WWII Veteran A.T. WatsonNote:  This blog was first published on Patti Shene’s Over 50 Writer’s Blog on Veteran’s Day, 2020.

This Veteran’s Day I would like to pay tribute to a special veteran in my life, my dad, Second Lieutenant Albert Theodore Watson Senior (October 14, 1923 – December 2, 1997).

Upon high school graduation, he was denied an appointment to the Naval Academy because of kidney issues.  Eventually, he talked his way into the service, pointing out that he had played football in college with no issues.  Still, he had to rely on a friend to take his urine test for admission into Officer Candidate School.

Like most World War II veterans, my dad spoke little of his experiences in the war.  Most of what I know of his service, he left in a “memoir” about his life.  He had led a sheltered existence until he mixed with rough-talking, rough-acting GIs.  In the European Theater, an unexploded grenade outside his fox hole, frozen feet, bombed-out cities, and death must have re-shaped his approach to life. 

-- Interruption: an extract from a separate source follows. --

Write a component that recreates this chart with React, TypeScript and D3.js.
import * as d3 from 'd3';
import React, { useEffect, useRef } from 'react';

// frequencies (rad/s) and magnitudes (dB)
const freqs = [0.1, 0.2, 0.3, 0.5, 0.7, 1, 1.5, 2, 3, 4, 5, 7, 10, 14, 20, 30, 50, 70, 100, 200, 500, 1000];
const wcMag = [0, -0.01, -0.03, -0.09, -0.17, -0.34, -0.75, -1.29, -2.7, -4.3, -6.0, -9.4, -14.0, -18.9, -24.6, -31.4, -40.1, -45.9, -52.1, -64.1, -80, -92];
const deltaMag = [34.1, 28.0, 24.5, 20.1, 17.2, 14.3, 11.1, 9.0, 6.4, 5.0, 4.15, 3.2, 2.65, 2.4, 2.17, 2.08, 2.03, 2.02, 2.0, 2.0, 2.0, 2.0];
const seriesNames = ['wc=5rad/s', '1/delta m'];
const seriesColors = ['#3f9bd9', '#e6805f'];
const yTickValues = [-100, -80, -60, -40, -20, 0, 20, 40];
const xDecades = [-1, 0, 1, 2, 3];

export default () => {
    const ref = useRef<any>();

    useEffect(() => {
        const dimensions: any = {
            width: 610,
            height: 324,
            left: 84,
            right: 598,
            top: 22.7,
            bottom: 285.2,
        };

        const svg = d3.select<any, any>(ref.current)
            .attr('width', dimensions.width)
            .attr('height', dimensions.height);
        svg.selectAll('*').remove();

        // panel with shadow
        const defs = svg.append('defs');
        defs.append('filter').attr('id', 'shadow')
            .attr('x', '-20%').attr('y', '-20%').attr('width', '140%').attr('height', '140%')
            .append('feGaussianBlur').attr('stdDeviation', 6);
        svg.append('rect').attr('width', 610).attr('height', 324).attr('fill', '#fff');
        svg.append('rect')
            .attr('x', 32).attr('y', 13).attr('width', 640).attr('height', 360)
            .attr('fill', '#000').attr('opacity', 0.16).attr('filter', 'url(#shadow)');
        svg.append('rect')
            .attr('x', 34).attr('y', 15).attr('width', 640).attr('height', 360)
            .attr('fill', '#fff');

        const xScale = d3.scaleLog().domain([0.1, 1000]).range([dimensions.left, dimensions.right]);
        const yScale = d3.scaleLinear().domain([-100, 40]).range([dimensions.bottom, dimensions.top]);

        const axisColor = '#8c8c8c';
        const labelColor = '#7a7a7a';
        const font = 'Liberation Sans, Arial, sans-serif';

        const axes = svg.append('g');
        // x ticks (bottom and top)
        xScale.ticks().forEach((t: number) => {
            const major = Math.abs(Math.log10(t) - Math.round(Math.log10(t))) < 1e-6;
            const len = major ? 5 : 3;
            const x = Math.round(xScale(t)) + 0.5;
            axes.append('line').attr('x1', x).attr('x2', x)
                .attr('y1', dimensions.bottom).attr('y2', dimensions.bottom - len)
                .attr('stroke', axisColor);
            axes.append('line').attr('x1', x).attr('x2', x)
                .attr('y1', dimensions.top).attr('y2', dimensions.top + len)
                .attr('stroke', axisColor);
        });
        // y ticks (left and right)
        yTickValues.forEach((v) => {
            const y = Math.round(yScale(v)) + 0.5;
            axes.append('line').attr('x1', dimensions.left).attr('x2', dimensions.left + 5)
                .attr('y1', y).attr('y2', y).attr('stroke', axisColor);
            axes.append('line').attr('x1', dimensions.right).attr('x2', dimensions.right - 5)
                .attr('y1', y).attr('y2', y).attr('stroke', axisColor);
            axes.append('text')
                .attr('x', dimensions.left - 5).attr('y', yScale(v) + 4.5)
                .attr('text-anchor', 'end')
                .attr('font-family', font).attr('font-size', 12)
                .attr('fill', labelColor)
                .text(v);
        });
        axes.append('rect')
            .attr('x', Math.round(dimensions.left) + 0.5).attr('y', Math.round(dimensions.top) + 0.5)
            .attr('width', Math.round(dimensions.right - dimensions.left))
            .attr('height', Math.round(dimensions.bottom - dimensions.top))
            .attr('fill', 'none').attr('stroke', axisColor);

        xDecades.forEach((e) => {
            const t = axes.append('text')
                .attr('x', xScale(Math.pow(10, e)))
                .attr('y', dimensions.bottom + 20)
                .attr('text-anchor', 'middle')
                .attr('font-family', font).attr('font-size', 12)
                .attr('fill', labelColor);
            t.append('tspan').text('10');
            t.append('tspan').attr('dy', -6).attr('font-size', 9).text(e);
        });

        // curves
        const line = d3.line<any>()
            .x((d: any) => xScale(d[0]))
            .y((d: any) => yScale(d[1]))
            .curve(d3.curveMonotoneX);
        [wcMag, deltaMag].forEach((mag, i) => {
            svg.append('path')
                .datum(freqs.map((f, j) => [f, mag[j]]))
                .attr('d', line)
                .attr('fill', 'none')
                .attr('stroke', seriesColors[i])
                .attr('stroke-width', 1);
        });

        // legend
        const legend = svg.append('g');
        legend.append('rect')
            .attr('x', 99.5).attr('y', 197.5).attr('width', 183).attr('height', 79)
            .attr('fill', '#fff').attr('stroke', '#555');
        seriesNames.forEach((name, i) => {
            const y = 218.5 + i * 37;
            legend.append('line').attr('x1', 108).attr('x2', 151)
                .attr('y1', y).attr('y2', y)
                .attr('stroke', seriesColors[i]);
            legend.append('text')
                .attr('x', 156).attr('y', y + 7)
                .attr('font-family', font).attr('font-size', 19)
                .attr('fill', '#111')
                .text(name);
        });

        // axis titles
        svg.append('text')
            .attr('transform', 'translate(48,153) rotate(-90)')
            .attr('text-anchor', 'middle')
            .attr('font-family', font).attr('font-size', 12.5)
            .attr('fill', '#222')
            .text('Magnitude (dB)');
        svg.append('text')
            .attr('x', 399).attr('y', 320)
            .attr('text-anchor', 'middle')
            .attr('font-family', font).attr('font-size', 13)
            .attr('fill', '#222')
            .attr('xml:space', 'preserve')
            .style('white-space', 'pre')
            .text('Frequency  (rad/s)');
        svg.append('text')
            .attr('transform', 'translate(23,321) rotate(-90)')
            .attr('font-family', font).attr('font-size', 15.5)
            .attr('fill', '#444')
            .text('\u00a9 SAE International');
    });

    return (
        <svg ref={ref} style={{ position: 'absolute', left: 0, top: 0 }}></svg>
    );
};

On the positive side, he saw London and Paris as well as met my mother while stationed at Fort Benning, Georgia.  Additionally, he was able to take advantage of the GI bill and obtained his PhD in Chemistry from Vanderbilt University.

The kidney issues dogged him the rest of his life and, at one point delirious in intensive care, he ranted about the sights and sounds of war he never shared with us, not even in his memoir.  Fortunately, through the Veteran’s Administration, he was able to receive a life-saving kidney transplant in 1972.  He continued to live an adventure-filled life, retiring as the President of Borg-Warner Chemicals, Europe.   

What saddens me, however, is I never thought to ask about his feelings and how the experience changed him.  As writers, we need to dig for the hidden story–how ordeals generate emotions, possibly altering the course of someone’s life.  Only by adding this element to works of fiction and nonfiction will our writing become alive.